As flavours of stigma go, this is certainly powerful, unpleasant, stomach churning, ulcer inducing… But there is a national element here too, a question of who are the true inheritors of history and culture, of which government and society is the more legitimate, and of how much the family of a defector can be trusted. Especially when they have daydreams like these:
In my childhood, whenever there was news of unrest along the armistice line, I imagined my Father leading an army into the south, mounted high on a white horse… I simply believed that the reason my Father’s name was absent from the top 100 North Korean politicians was the unreliability of the news source and nothing else.
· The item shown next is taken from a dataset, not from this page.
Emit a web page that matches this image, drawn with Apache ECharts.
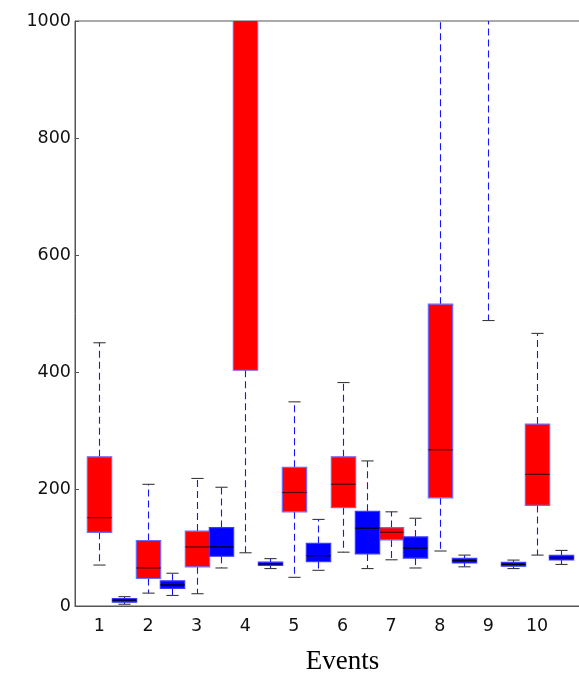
<!DOCTYPE html>
<html>
<head>
<meta charset="utf-8">
<script src="https://cdn.jsdelivr.net/npm/echarts@6/dist/echarts.min.js"></script>
<style>
  html, body { margin: 0; padding: 0; background: #fff; }
  #chart { width: 579px; height: 674px; }
</style>
</head>
<body>
<div id="chart"></div>
<script>
// Event labels along the x axis (one extra empty slot on the right)
const events = ['1', '2', '3', '4', '5', '6', '7', '8', '9', '10'];
const xSlots = events.concat(['']);

// Y axis ticks
const yTicks = [0, 200, 400, 600, 800, 1000];

// Box statistics per event: [lower whisker, Q1, median, Q3, upper whisker]
const redStats = [
  [70, 126, 151, 255, 450],
  [22, 47, 65, 112, 208],
  [21, 67, 101, 128, 218],
  [91, 403, 1250, 1800, 3000],
  [49, 161, 194, 237, 349],
  [92, 168, 208, 255, 382],
  [79, 113, 126, 134, 161],
  [94, 185, 267, 516, 1100],
  [488, 1100, 1300, 1500, 2200],
  [87, 172, 225, 311, 466]
];
const blueStats = [
  [3, 6.5, 10, 12.5, 16],
  [18, 30, 36, 43, 56],
  [65, 85, 101, 134, 203],
  [64, 69.5, 72, 75, 81],
  [61, 76, 86, 107, 148],
  [64, 89, 133, 162, 248],
  [65, 82, 99, 118, 150],
  [67, 73.5, 77.5, 81.5, 87],
  [64, 68, 71, 74.5, 78.5],
  [71, 78.6, 82.6, 86.6, 95]
];

function toRows(stats) {
  return stats.map((s, i) => [i].concat(s));
}

// Draws one box-and-whisker glyph; offset is in category units
function boxRenderer(offset, fill, edge, medianColor) {
  return function (params, api) {
    const i = api.value(0);
    const v = [1, 2, 3, 4, 5].map(d => api.value(d));
    const unit = api.size([1, 0])[0];
    const cx = Math.round(api.coord([i, 0])[0] + offset * unit) + 0.5;
    const y = v.map(val => api.coord([i, val])[1]);
    const hb = unit * 0.25;
    const hc = unit * 0.125;
    const whisker = { stroke: '#1414ff', lineWidth: 1.1, lineDash: [7, 4] };
    const cap = { stroke: '#3a3a3a', lineWidth: 1.1 };
    return {
      type: 'group',
      children: [
        { type: 'line', shape: { x1: cx, y1: y[3], x2: cx, y2: y[4] }, style: whisker },
        { type: 'line', shape: { x1: cx, y1: y[1], x2: cx, y2: y[0] }, style: whisker },
        { type: 'rect', shape: { x: cx - hb, y: y[3], width: 2 * hb, height: y[1] - y[3] },
          style: { fill: fill, stroke: edge, lineWidth: 1.2 } },
        { type: 'line', shape: { x1: cx - hb, y1: y[2], x2: cx + hb, y2: y[2] },
          style: { stroke: medianColor, lineWidth: 1.2 } },
        { type: 'line', shape: { x1: cx - hc, y1: y[4], x2: cx + hc, y2: y[4] }, style: cap },
        { type: 'line', shape: { x1: cx - hc, y1: y[0], x2: cx + hc, y2: y[0] }, style: cap }
      ]
    };
  };
}

const chart = echarts.init(document.getElementById('chart'), null, { renderer: 'canvas' });
const axisGray = '#555';
const tickFont = { color: '#111', fontSize: 17.5, fontFamily: 'DejaVu Sans' };

chart.setOption({
  animation: false,
  backgroundColor: '#fff',
  grid: {
    left: 75, top: 21, width: 535, height: 585,
    outerBoundsMode: 'none', containLabel: false,
    show: true, borderColor: axisGray, borderWidth: 1, backgroundColor: 'transparent'
  },
  xAxis: [
    {
      type: 'category', data: xSlots, position: 'bottom',
      boundaryGap: true,
      name: 'Events', nameLocation: 'middle', nameGap: 42,
      nameTextStyle: { fontFamily: 'Liberation Serif', fontSize: 27, color: '#000' },
      axisLine: { lineStyle: { color: axisGray, width: 1 } },
      axisTick: { alignWithLabel: true, inside: true, length: 4, lineStyle: { color: axisGray } },
      axisLabel: Object.assign({ margin: 11, interval: 0 }, tickFont),
      splitLine: { show: false }
    },
    {
      type: 'category', data: xSlots, position: 'top',
      boundaryGap: true,
      axisLine: { show: false },
      axisTick: { alignWithLabel: true, inside: true, length: 4, lineStyle: { color: axisGray } },
      axisLabel: { show: false },
      splitLine: { show: false }
    }
  ],
  yAxis: {
    type: 'value', min: yTicks[0], max: yTicks[yTicks.length - 1], interval: 200,
    axisLine: { show: true, lineStyle: { color: axisGray, width: 1 } },
    axisTick: { show: true, inside: true, length: 4, lineStyle: { color: axisGray } },
    axisLabel: Object.assign({ margin: 4, formatter: v => String(v) }, tickFont),
    splitLine: { show: false }
  },
  series: [
    {
      type: 'custom', name: 'red', xAxisIndex: 0, clip: true,
      encode: { x: 0, y: [1, 2, 3, 4, 5] },
      data: toRows(redStats),
      renderItem: boxRenderer(0, '#ff0000', '#6b6bff', '#5a0000')
    },
    {
      type: 'custom', name: 'blue', xAxisIndex: 0, clip: true,
      encode: { x: 0, y: [1, 2, 3, 4, 5] },
      data: toRows(blueStats),
      renderItem: boxRenderer(0.5, '#0000ff', '#3a3aff', '#000000')
    }
  ]
});
</script>
</body>
</html>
Amongst the ordinary political reasons for his father’s name not being on that list, the most obvious is what fills-in the northern half of this tragedy. A South Korean who organises pro-North rallies, who agitates for revolution and reunification, who fights for the invading armies of Kim Il-sung, and who abandons his family to defect with those same retreating soldiers, is still, despite it all, a South Korean. An impurity, someone with dual loyalties. Some stigmas run a little deeper, are a little more life-shaping than others.
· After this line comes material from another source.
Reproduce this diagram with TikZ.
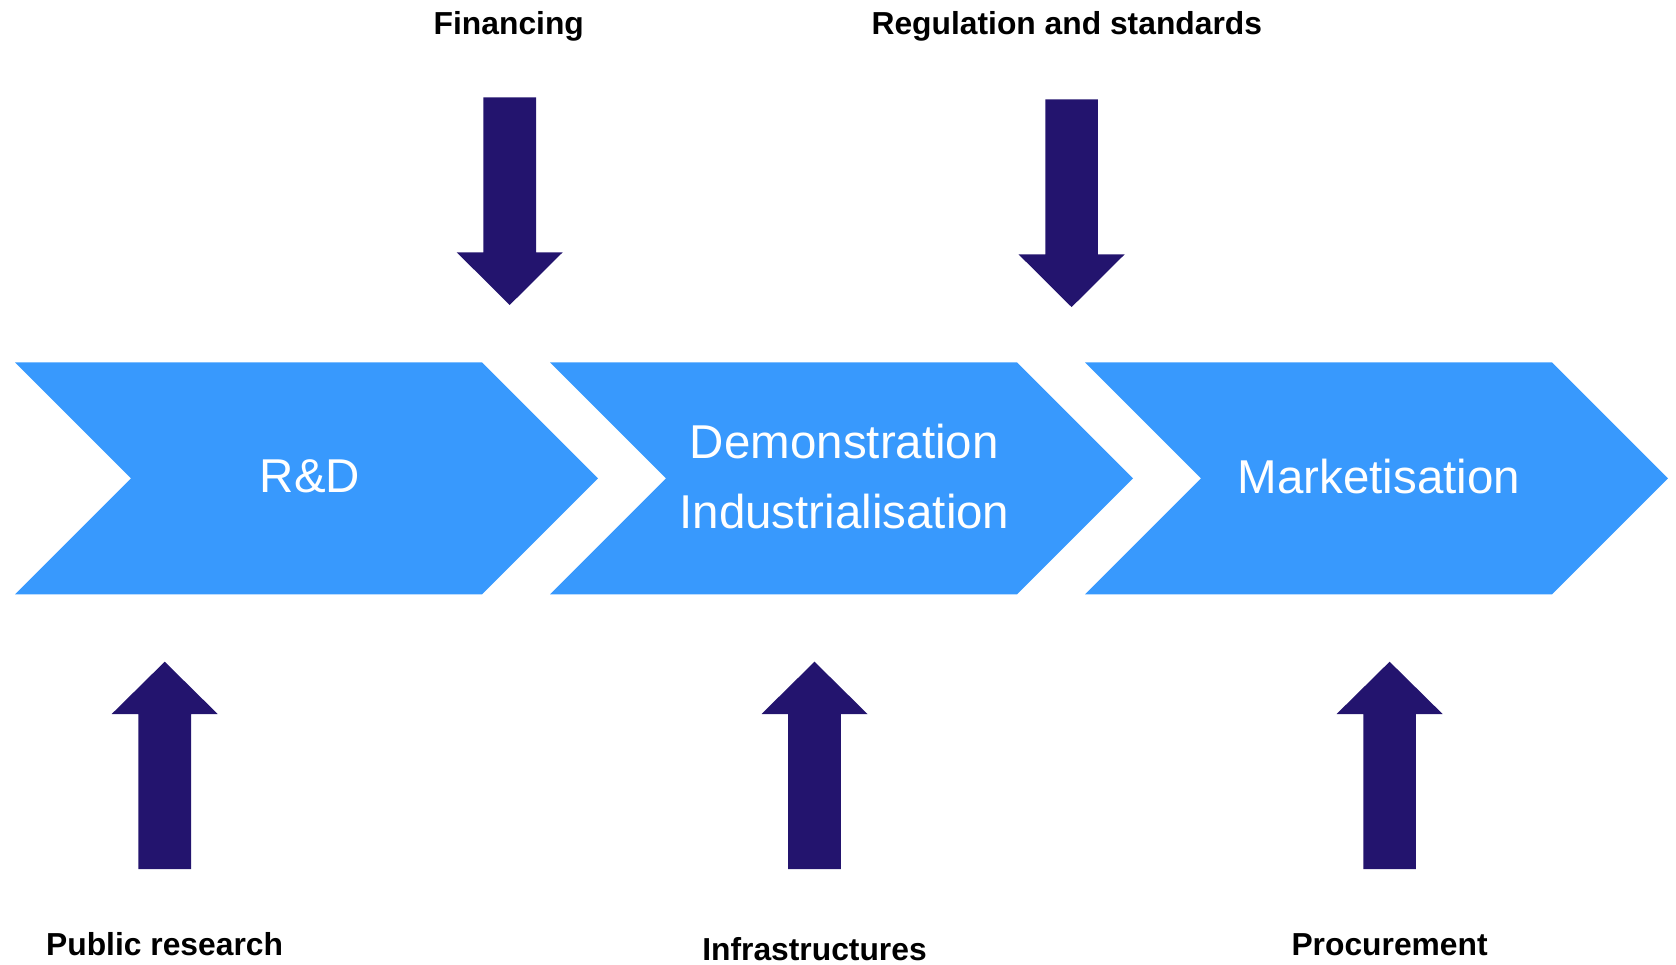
\documentclass[tikz,border=0pt]{standalone}
\usepackage{fontspec}
\setmainfont{Liberation Sans}
\definecolor{chevblue}{RGB}{56,153,253}
\definecolor{navy}{RGB}{35,20,110}
\tikzset{
  chev/.style={fill=chevblue, draw=none},
  blockarrow/.style={fill=navy, draw=none},
  stage/.style={text=white, inner sep=0pt, align=center, font=\fontsize{47.5}{69.5}\selectfont},
  lbl/.style={text=black, inner sep=0pt, font=\fontsize{31.8}{36}\selectfont\bfseries}
}
\begin{document}
\begin{tikzpicture}[x=1pt,y=-1pt]
\useasboundingbox (0,0) rectangle (1676,964);
% chevrons
\foreach \L in {15,550,1085}{
  \fill[chev] (\L,362.3) -- (\L+467,362.3) -- (\L+583,478.3) -- (\L+467,594.3) -- (\L,594.3) -- (\L+116,478.3) -- cycle;
}
\node[stage] (rd) at (310,476.7) {R\&D};
\node[stage] (demo) at (844.4,476.3) {Demonstration\\Industrialisation};
\node[stage] (mkt) at (1378.9,476.7) {Marketisation};
% down arrows
\foreach \cx/\yy in {509.7/97.3, 1071.6/99.4}{
  \fill[blockarrow] (\cx-26.3,\yy) -- (\cx+26.3,\yy) -- (\cx+26.3,\yy+155) -- (\cx+53,\yy+155) -- (\cx,\yy+207.7) -- (\cx-53,\yy+155) -- (\cx-26.3,\yy+155) -- cycle;
}
% up arrows
\foreach \cx in {164.7,814.5,1389.6}{
  \fill[blockarrow] (\cx,661.7) -- (\cx+53,714) -- (\cx+26.3,714) -- (\cx+26.3,869) -- (\cx-26.3,869) -- (\cx-26.3,714) -- (\cx-53,714) -- cycle;
}
% labels
\node[lbl] (fin) at (508.8,26.5) {Financing};
\node[lbl] (reg) at (1066.8,26.5) {Regulation and standards};
\node[lbl] (pub) at (164.6,943.8) {Public research};
\node[lbl] (inf) at (814.5,949.5) {Infrastructures};
\node[lbl] (proc) at (1389.6,945) {Procurement};
\end{tikzpicture}
\end{document}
There is a lot of intra-Korean politics here, and a lot of glossy talk about reunification. And that’s the point! This story of long lost brothers, is also that of sisters, parents, children, grandparents, grandchildren, uncles, aunts, cousins, friends, and spouses. It is the story of a lost nation. But sensibly Yi leaves most of that to the ensemble, the fringe characters; all those South Koreans – part of the same ‘tour’ group – all gazing across from river banks and mountain slopes (“an ancient territory of Baekje”), staring hungrily at what was once ‘theirs’:
When I beheld the land of North Korea across the Tumen River, I felt an urge to drink, and after getting drunk I became sentimental and made bows towards North Korea from the shore of the river, weeping.
Through all this heat and emotion and yearning and nail scratching discomfort, our South Korean brother offers the reader something strange. He walks along the pages with a deliberate, numbed, calm; reminiscent of the emotionally-attached nihilism in the novels of Michel Houellebecq. Firmly committed to simply getting past each moment, step-by-step through difficulty and sea sick emotion, we are never left behind to wallow too long, and the language never imposes itself on us with over-description.
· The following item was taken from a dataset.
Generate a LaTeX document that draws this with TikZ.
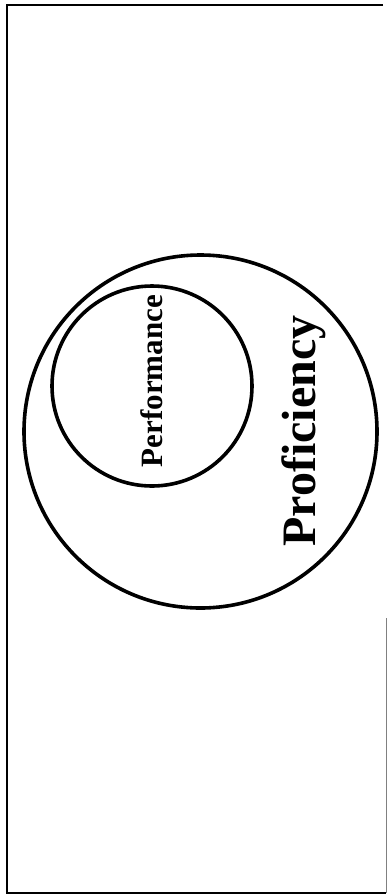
\documentclass[tikz,border=0pt]{standalone}
\usepackage{fontspec}
\setmainfont{Liberation Serif}[BoldFont={Liberation Serif Bold}]
\begin{document}
\begin{tikzpicture}[x=1pt,y=-1pt,
  ring/.style={draw=black,line width=3.6pt},
  frame/.style={draw=black,line width=2.4pt},
  lbl/.style={rotate=90,anchor=base,inner sep=0pt}]
\useasboundingbox (0,0) rectangle (387,895);
\draw[frame] (383,5) -- (7,5) -- (7,893) -- (386,893);
\draw[draw=gray,line width=0.8pt] (386,893) -- (386,618);
\draw[ring] (200.5,431.5) circle[radius=176.5];
\draw[ring] (152,386) circle[radius=100];
\node[lbl,font=\bfseries\fontsize{31}{31}\selectfont] (perf) at (162,381) {Performance};
\node[lbl,font=\bfseries\fontsize{48}{48}\selectfont] (prof) at (315,431) {Proficiency};
\end{tikzpicture}
\end{document}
Instead the tension sits as obvious as a loaded gun to the head, all the while our brother goes about his day in small details: eating here…, walking there…, watching this…, talking to them…, remembering that…, offering this…, bowing to him…
Just how Yi has managed to do this so well, without leaving behind empty spaces in the narrative is perhaps something only he and Houellebecq knows, but it circles around and slowly, inconspicuously, the reader’s own pain is drip-fed into the characters. With the irony and symbolism stripped back, there is no bloating or sag to the prose or pacing, no unnecessary language at all… well almost!
Time to mention the role of the translator. And with An Appointment with My Brother, there are two! First was Suh Ji-moon, and then later Yi decided upon a rework, a touch-up for English speakers, and a new employee. This time around Heinz Insu Fenkl got the job, and the changes he makes, well… they sag!
With a thesaurus in hand and all the shame of a desperate student approaching a deadline, Fenkl walks through Suh’s writing, tweaking just enough language to make each sentence his own. “He arrived” becomes “He got in’’, “He’s going to sleep over” becomes “He’s going to stay at”, and so on. Even the title is smudged from An Appointment with My Brother to A Meeting with My Brother. Beyond making things just different enough to pass the plagiarism sensors, I challenge anyone to find these changes significant enough to warrant a rewrite, or even capable of passing Fenkl’s own standard of being more appealing to Western ears.
That any of it was considered necessary, comes from Yi as an underestimation of his Western audience’s capacity for nuance, and from Fenkl as an underestimation of everyone’s (Korean and Western alike) intelligence. The core of the actual new material is a six page internal ramble about the history of the Korean War, and a scattering of unnecessary, and overly explained, afterthoughts like this:
When morning comes, I will finally meet my brother whose face I have not seen, who is one of the closest blood ties I have in this world. What does he look like? How was he raised? What is he like? How did the children fare growing up with a father, unlike the three of us?
Without the added droop and second-guessing, Suh’s translation forces us to live – rather than to just read about – the “in born antagonism that exists between half-brothers” and halved nations. What can possibly be said, even in the kindest of terms and best of intentions, that isn’t also laced with poisonous comparison… and the taste of insult? The most sympathetic of questions are dirtied with patronisation and superiority, the most perfunctory are hierarchical and belittling. Your family and your memories are an offence to his, the life you have an act of violence against his Korea.
Along the way a fellow traveller from South Korea to the Chinese border leans over, grabs a hold of our distracted brother, and reignites a worn and whispered lecture about North-led reunification: “the greatest risk point of the unified Korea becoming communized will come three years after unification. By that time, many South Koreans would fall below the poverty line, as the South Korean economy would have been depleted on account of unification expenses.”
And here the tableau remains frozen, with 75 million walking, talking cases of split personality disorder, all dreaming aloud about a bright future of cohabitation, about the great promise of renewing old vows and diving back into a second marriage to the same old spouse. And yet no one wanting any of it to be expensive, painful, or even the slightest bit inconvenient.
Perhaps the best, and only, thing you can do is mourn shared relatives, and dig your nails firmly into tradition, ceremony, and a little bit of indulgent fantasy. And then stare into the face of a departing brother (who you have only just met), and say this about the mother and family that replaced yours all those years ago [emphasis added]: “please give my love to my sister and my nephews and nieces. And to our mother, too.”